Without including the pictures, copy out every line below.

══ Data ══

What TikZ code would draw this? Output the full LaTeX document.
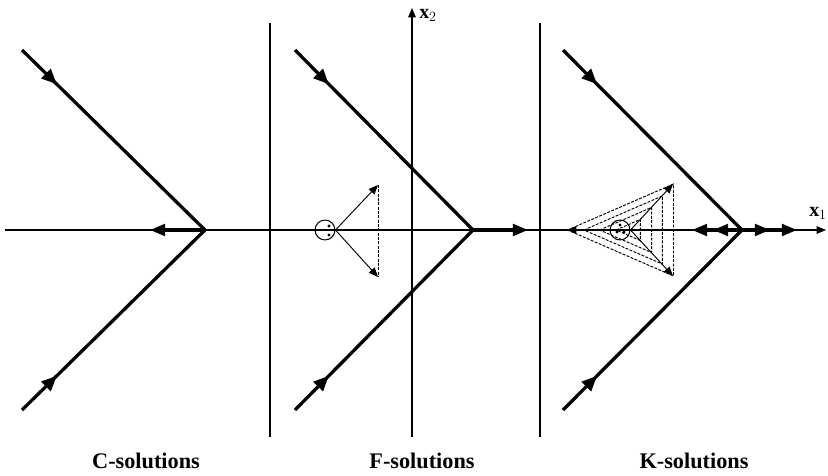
\documentclass[tikz,border=0pt]{standalone}
\usepackage{fontspec}
\setmainfont{Liberation Serif}
\usetikzlibrary{arrows.meta,decorations.markings,calc}
\tikzset{
  ph/axis/.style={line width=0.9pt},
  ph/tipbig/.style={-{Triangle[length=13pt,width=10pt]}},
  ph/tipsmall/.style={-{Triangle[length=8pt,width=6.5pt]}},
  ph/branch/.style={line width=2.8pt, postaction={decorate},
    decoration={markings, mark=at position 0.19 with {\arrow{Triangle[length=13pt,width=11pt]}}}},
  ph/flow/.style={line width=2.8pt, ph/tipbig},
  ph/thin/.style={line width=0.8pt},
  ph/dash/.style={line width=0.8pt, dash pattern=on 2.5pt off 1.2pt},
  ph/ring/.style={draw, circle, line width=0.9pt, minimum size=17pt, inner sep=0pt},
  ph/caption/.style={font=\fontsize{19}{21}\selectfont\bfseries},
  ph/axlab/.style={font=\fontsize{17}{18}\selectfont\bfseries, inner sep=0pt}
}
\begin{document}
\begin{tikzpicture}[x=0.03cm, y=-0.03cm]
\useasboundingbox (0,0) rectangle (828,476);
% axes and panel separators
\coordinate (x1s) at (5,230);
\coordinate (x1e) at (826,230);
\coordinate (x2s) at (412,437);
\coordinate (x2e) at (412,8);
\draw[ph/axis, ph/tipsmall] (x1s) -- (x1e);
\draw[ph/axis, ph/tipsmall] (x2s) -- (x2e);
\node[ph/axlab] (x1lab) at (818,213) {x$_1$};
\node[ph/axlab] (x2lab) at (428,15) {x$_2$};
\foreach \n/\x in {sepa/270, sepb/540} {
  \coordinate (\n t) at (\x,23);
  \coordinate (\n b) at (\x,437);
  \draw[ph/axis] (\n t) -- (\n b);
}
% the three V-shaped branches
\foreach \n/\vx/\sx in {c/205/22, f/473/295, k/742/563} {
  \coordinate (\n v) at (\vx,230);
  \coordinate (\n u) at (\sx,50);
  \coordinate (\n d) at (\sx,410);
  \draw[ph/branch] (\n u) -- (\n v);
  \draw[ph/branch] (\n d) -- (\n v);
}
% flows along x1
\coordinate (cl) at (150,230);
\draw[ph/flow] (cv) -- (cl);
\coordinate (fr) at (528,230);
\draw[ph/flow] (fv) -- (fr);
\coordinate (kla) at (713,230);
\coordinate (klb) at (692,230);
\coordinate (kra) at (770,230);
\coordinate (krb) at (797,230);
\draw[ph/flow] (kv) -- (klb);
\draw[ph/flow] (kv) -- (kla);
\draw[ph/flow] (kv) -- (krb);
\draw[ph/flow] (kv) -- (kra);
% F-solutions: fan from the circled point
\node[ph/ring] (fc) at (325,230) {};
\fill (329,226) circle (1.6) (329,235) circle (1.6);
\coordinate (fa) at (378,185);
\coordinate (fb) at (378,277);
\draw[ph/thin, ph/tipsmall] (fc.east) -- (fa);
\draw[ph/thin, ph/tipsmall] (fc.east) -- (fb);
\draw[ph/dash] (fa) -- (fb);
% K-solutions: nested dashed triangles
\node[ph/ring] (kc) at (620,230) {};
\fill (620,225) circle (1.6) (617,232) circle (1.6) (624,232) circle (1.6);
\coordinate (ka) at (673,184);
\coordinate (kb) at (673,276);
\coordinate (kt) at (567,230);
\draw[ph/thin, ph/tipsmall] (kc.east) -- (ka);
\draw[ph/thin, ph/tipsmall] (kc.east) -- (kb);
\draw[ph/thin, ph/tipsmall] (kc.west) -- (kt);
\foreach \s in {1,0.74,0.49,0.23}
  \draw[ph/dash] ($(kc.east)+(-63*\s,0)$) -- ($(kc.east)+(43*\s,-46*\s)$)
    -- ($(kc.east)+(43*\s,46*\s)$) -- cycle;
% captions
\node[ph/caption] (capc) at (146,461) {C-solutions};
\node[ph/caption] (capf) at (422,461) {F-solutions};
\node[ph/caption] (capk) at (694,461) {K-solutions};
\end{tikzpicture}
\end{document}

═══

Solution to the exercise –
What TikZ code would draw this? Output the full LaTeX document.
\documentclass[tikz,border=0pt]{standalone}
\usepackage{fontspec}
\setmainfont{Liberation Serif}
\usetikzlibrary{arrows.meta,decorations.markings,calc}
\tikzset{
  ph/axis/.style={line width=0.9pt},
  ph/tipbig/.style={-{Triangle[length=13pt,width=10pt]}},
  ph/tipsmall/.style={-{Triangle[length=8pt,width=6.5pt]}},
  ph/branch/.style={line width=2.8pt, postaction={decorate},
    decoration={markings, mark=at position 0.19 with {\arrow{Triangle[length=13pt,width=11pt]}}}},
  ph/flow/.style={line width=2.8pt, ph/tipbig},
  ph/thin/.style={line width=0.8pt},
  ph/dash/.style={line width=0.8pt, dash pattern=on 2.5pt off 1.2pt},
  ph/ring/.style={draw, circle, line width=0.9pt, minimum size=17pt, inner sep=0pt},
  ph/caption/.style={font=\fontsize{19}{21}\selectfont\bfseries},
  ph/axlab/.style={font=\fontsize{17}{18}\selectfont\bfseries, inner sep=0pt}
}
\begin{document}
\begin{tikzpicture}[x=0.03cm, y=-0.03cm]
\useasboundingbox (0,0) rectangle (828,476);
% axes and panel separators
\coordinate (x1s) at (5,230);
\coordinate (x1e) at (826,230);
\coordinate (x2s) at (412,437);
\coordinate (x2e) at (412,8);
\draw[ph/axis, ph/tipsmall] (x1s) -- (x1e);
\draw[ph/axis, ph/tipsmall] (x2s) -- (x2e);
\node[ph/axlab] (x1lab) at (818,213) {x$_1$};
\node[ph/axlab] (x2lab) at (428,15) {x$_2$};
\foreach \n/\x in {sepa/270, sepb/540} {
  \coordinate (\n t) at (\x,23);
  \coordinate (\n b) at (\x,437);
  \draw[ph/axis] (\n t) -- (\n b);
}
% the three V-shaped branches
\foreach \n/\vx/\sx in {c/205/22, f/473/295, k/742/563} {
  \coordinate (\n v) at (\vx,230);
  \coordinate (\n u) at (\sx,50);
  \coordinate (\n d) at (\sx,410);
  \draw[ph/branch] (\n u) -- (\n v);
  \draw[ph/branch] (\n d) -- (\n v);
}
% flows along x1
\coordinate (cl) at (150,230);
\draw[ph/flow] (cv) -- (cl);
\coordinate (fr) at (528,230);
\draw[ph/flow] (fv) -- (fr);
\coordinate (kla) at (713,230);
\coordinate (klb) at (692,230);
\coordinate (kra) at (770,230);
\coordinate (krb) at (797,230);
\draw[ph/flow] (kv) -- (klb);
\draw[ph/flow] (kv) -- (kla);
\draw[ph/flow] (kv) -- (krb);
\draw[ph/flow] (kv) -- (kra);
% F-solutions: fan from the circled point
\node[ph/ring] (fc) at (325,230) {};
\fill (329,226) circle (1.6) (329,235) circle (1.6);
\coordinate (fa) at (378,185);
\coordinate (fb) at (378,277);
\draw[ph/thin, ph/tipsmall] (fc.east) -- (fa);
\draw[ph/thin, ph/tipsmall] (fc.east) -- (fb);
\draw[ph/dash] (fa) -- (fb);
% K-solutions: nested dashed triangles
\node[ph/ring] (kc) at (620,230) {};
\fill (620,225) circle (1.6) (617,232) circle (1.6) (624,232) circle (1.6);
\coordinate (ka) at (673,184);
\coordinate (kb) at (673,276);
\coordinate (kt) at (567,230);
\draw[ph/thin, ph/tipsmall] (kc.east) -- (ka);
\draw[ph/thin, ph/tipsmall] (kc.east) -- (kb);
\draw[ph/thin, ph/tipsmall] (kc.west) -- (kt);
\foreach \s in {1,0.74,0.49,0.23}
  \draw[ph/dash] ($(kc.east)+(-63*\s,0)$) -- ($(kc.east)+(43*\s,-46*\s)$)
    -- ($(kc.east)+(43*\s,46*\s)$) -- cycle;
% captions
\node[ph/caption] (capc) at (146,461) {C-solutions};
\node[ph/caption] (capf) at (422,461) {F-solutions};
\node[ph/caption] (capk) at (694,461) {K-solutions};
\end{tikzpicture}
\end{document}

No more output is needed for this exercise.